Mad Mel again, back to Christianity, although everything 'modern' really goes back to the rediscovery of Greek philosophy.

For the further western society retreats from its core morality, the more it opens the way for Islam to fill the gaps left by Christianity in full flight from its own beliefs.


(To understand her use of 'core morality here, you need to have read her Normblog profile: "Can you name a work of non-fiction which has had a major and lasting influence on how you think about the world? The Torah, which defines my moral outlook." As far as I can tell, she regards morality and religiosity as the same thing.)

But this isn't true. One can name a successful country where most people are atheist: Israel. The further any society retreats from religion, the better it becomes.

Mad Mel's lack of self-knowledge and her willingness to use "they're all homophobic, you know" and "they hate women, you know" against Islam, while missing that similar traits a very common among extremists of all creeds (including Fred Phelps, Anders Breivik).


Help, help, I'm being oppressed! (Damn, I've forgotten who on Twitter noted that she never shuts up.)

6 Comments:

Anonymous Anonymous said...

"One can name a successful country where most people are atheist: Israel"

The linked post doesn't seem to support the "most" part of this, and wiki agrees:
http://en.wikipedia.org/wiki/Religion_in_Israel
"As of 2009, 8% of Israeli Jews defined themselves as Haredim; an additional 12% as "religious"; 13% as "religious-traditionalists" ; 25% as "non-religious-traditionalists" (not strictly adhering to Jewish law or halakha); and 42% as "secular" (Hebrew: חִלּוֹנִי‎‎, Hiloni).[6] As of 1999, 65% of Israeli Jews believe in God,[7] and 85% participate in a Passover seder.[8] However, other sources indicate that between 15% and 37% of Israelis identify themselves as either agnostics or atheists.[9][unreliable source?]"

8/02/2011 09:07:00 AM  
Anonymous Asteri said...

Switzerland (the world most democratic country) holds referenda on just about everything, in times when only men had the vote, they kept voting in referendums not to grant it to women to 1971 - that democracy for you!

8/02/2011 11:57:00 AM  
Blogger ejh said...

Switzerland (the world most democratic country)
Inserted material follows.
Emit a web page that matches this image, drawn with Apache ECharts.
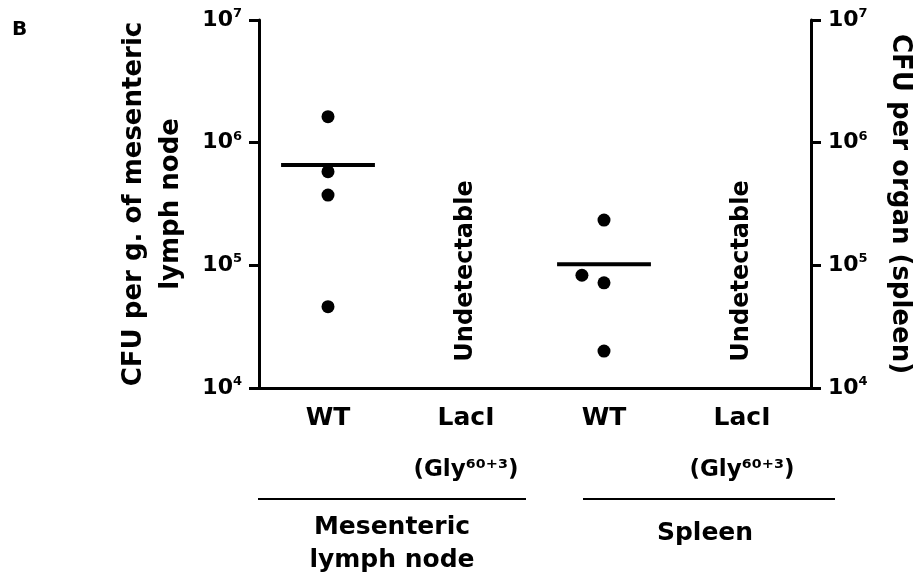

Provided that we bear in mind (or perhaps don't) that a substantial proportion of its workforce, as in some Middle Eastern countries, is from abroad and has no vote.

8/02/2011 01:39:00 PM  
Anonymous Jonathan said...

Not the least irony here is that the values MP promotes overlap considerably with those (perhaps stereotypically) associated with the "Muslim community" - an assertion of religion as a bedrock of moral values against secularism, monogomy and the sanctity of marriage as life-long commitment and so on. As far as I can remember, by the end of her time at the Obs every column seemed to be berating dastardly liberals for permitting divorce to flourish and destroying marriage as the only institution in which children could be raised [1]. She also enthusiastically promoted in the early/mid 90s the phenomenon of Muslim elders in Birmingham taking it upon themselves to clean up their neighbourhoods by driving away street workers (you'll have to trust me on this one - pre-website days). She accepted no suggestions that street workers might also have rights (or credible reports that the harrassment extended to local women simply dressed up for a night out).
[1] How times change - I largely gave up reading the Obs back then in part because MP was so annoying and read the Sindy instead. I switched back to the Obs when they signed a Nick Cohen on a transfer deal (and, less controversially, Ian Ridley as football correspondent)

8/02/2011 04:41:00 PM  
Anonymous Asteri said...

"Provided that we bear in mind (or perhaps don't) that a substantial proportion of its workforce, as in some Middle Eastern countries, is from abroad and has no vote."

your telling me, It took my cousin 18 years of living, working and being married to Swiss national before she got her Swiss passport.

8/02/2011 06:26:00 PM  
Blogger ejh said...

and, less controversially, Ian Ridley as football correspondent

I stopped reading the Independent on Sunday when Ridley turned the sports pages into a Manchester United fanzine.